The Government have, I am glad to say, accepted many of the Joint Committee's other recommendations, and will introduce amendments to that effect, but they have accepted the committee's main recommendation only in part. Clause 58 would provide the Secretary of State with power to make a temporary extension order when Parliament is dissolved or when Parliament has met after a dissolution but the first Queen's Speech has not taken place, but not at any other time.

I appreciate and respect the Government's wish to ensure that extensions of detention without charge beyond 14 days are as rare as possible. The committee asked the Secretary of State, when she came to give evidence to us, about the difficulties of presenting emergency legislation, to which I have already referred. We admired the confidence with which she assured us that she thought that she would be able to find a way to steer through or around those difficulties in presenting emergency legislation if necessary.

I remain of the view, however, that when the time came, she or a successor Secretary of State might find those difficulties to be insurmountable. She might, despite any advice to the contrary from the police or the Director of Public Prosecutions, decide that it was ineluctably necessary to take the risk of not introducing emergency legislation. No Secretary of State should be forced into a position where such a decision is forced on her.

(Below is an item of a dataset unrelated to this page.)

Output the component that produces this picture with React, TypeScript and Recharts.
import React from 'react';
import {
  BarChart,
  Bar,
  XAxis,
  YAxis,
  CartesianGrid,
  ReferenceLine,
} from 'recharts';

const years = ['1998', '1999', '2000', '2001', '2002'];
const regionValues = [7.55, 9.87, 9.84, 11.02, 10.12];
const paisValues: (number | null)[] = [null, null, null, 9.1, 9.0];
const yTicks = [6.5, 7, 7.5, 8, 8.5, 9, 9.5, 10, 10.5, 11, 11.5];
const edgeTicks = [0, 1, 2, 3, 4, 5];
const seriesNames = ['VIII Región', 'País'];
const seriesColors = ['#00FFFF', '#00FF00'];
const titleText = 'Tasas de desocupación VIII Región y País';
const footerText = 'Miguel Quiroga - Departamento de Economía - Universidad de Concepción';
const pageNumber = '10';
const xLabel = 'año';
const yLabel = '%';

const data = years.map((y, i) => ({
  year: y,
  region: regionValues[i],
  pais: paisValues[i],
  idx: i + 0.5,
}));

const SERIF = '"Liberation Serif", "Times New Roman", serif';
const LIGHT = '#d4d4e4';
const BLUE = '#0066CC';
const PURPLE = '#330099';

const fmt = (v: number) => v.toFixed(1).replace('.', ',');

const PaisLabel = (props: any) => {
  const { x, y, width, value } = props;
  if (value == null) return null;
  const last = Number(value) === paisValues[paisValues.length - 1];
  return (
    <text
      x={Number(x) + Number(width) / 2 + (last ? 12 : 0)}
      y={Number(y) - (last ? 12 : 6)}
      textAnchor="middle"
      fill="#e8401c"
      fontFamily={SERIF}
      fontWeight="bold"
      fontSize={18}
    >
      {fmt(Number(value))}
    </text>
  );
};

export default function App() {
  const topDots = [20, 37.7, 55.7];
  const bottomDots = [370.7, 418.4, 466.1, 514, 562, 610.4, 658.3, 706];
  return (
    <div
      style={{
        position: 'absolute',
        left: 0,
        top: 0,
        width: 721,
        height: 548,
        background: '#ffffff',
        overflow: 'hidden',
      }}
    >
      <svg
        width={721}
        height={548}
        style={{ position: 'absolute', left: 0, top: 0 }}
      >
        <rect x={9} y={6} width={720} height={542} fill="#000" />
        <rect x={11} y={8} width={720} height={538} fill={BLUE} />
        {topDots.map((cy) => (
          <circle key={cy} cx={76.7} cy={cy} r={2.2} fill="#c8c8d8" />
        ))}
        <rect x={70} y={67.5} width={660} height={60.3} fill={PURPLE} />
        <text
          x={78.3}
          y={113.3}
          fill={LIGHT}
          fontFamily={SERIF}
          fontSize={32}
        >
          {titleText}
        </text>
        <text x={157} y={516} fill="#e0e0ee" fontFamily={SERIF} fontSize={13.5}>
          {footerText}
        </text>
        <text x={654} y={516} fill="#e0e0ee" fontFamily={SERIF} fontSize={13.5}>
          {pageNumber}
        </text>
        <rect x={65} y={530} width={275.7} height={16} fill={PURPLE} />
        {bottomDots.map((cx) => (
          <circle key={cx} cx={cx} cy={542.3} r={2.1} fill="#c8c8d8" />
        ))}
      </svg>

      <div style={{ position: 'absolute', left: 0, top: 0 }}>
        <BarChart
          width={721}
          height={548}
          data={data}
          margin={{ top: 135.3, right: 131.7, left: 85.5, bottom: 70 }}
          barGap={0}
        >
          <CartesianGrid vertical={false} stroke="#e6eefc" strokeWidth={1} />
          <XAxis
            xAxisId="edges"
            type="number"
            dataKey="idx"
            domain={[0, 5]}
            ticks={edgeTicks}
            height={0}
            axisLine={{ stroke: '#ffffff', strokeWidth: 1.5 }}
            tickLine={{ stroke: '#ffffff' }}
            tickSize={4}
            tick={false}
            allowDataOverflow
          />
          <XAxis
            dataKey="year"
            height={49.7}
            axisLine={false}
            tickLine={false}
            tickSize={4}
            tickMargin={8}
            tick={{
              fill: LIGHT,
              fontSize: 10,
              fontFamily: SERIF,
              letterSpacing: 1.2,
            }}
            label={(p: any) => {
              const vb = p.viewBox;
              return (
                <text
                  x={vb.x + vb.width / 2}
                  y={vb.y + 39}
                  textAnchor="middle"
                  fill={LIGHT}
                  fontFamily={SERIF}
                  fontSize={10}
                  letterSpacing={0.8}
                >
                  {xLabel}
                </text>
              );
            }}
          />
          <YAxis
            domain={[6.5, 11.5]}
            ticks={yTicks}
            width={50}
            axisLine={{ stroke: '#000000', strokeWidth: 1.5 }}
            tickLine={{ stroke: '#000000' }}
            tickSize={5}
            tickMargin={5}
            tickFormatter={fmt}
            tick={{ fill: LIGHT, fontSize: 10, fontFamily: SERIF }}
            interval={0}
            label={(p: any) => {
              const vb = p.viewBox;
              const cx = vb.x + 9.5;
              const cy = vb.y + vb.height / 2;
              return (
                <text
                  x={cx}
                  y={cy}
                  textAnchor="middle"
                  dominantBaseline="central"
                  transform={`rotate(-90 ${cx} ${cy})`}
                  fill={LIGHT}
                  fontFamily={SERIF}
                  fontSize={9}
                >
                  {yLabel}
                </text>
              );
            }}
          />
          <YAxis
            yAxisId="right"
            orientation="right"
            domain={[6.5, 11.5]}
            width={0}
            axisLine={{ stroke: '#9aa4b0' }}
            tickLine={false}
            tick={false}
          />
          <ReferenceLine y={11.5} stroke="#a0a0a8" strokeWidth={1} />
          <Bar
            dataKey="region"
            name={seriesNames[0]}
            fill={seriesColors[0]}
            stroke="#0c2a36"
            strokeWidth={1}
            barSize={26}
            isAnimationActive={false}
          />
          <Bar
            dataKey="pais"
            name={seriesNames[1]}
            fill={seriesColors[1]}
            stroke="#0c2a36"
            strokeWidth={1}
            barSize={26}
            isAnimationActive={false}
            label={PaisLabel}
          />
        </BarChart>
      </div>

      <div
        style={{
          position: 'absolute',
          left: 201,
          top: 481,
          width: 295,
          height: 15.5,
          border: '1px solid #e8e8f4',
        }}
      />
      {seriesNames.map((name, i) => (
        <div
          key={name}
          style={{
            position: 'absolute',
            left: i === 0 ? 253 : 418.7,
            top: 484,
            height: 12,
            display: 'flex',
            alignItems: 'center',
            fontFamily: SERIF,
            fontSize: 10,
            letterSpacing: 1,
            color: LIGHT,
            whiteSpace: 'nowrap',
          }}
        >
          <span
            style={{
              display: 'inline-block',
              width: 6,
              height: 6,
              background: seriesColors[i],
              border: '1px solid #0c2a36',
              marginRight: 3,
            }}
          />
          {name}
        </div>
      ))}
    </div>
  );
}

If the Bill receives a Second Reading today, I hope at a later stage to put forward for your Lordships’ consideration an amendment to Clause 58 that would allow the Secretary of State to introduce emergency legislation for an extension of detention without charge when Parliament is sitting if she thinks that she can safely and properly do so, but would give her the option of making an executive order under Clause 58 if she thinks, even when Parliament is sitting, that the introduction of primary legislation would in the then prevailing circumstances be too difficult.

I hope for her sake and for all our sakes that she is never called upon to make that choice, but better safe than sorry.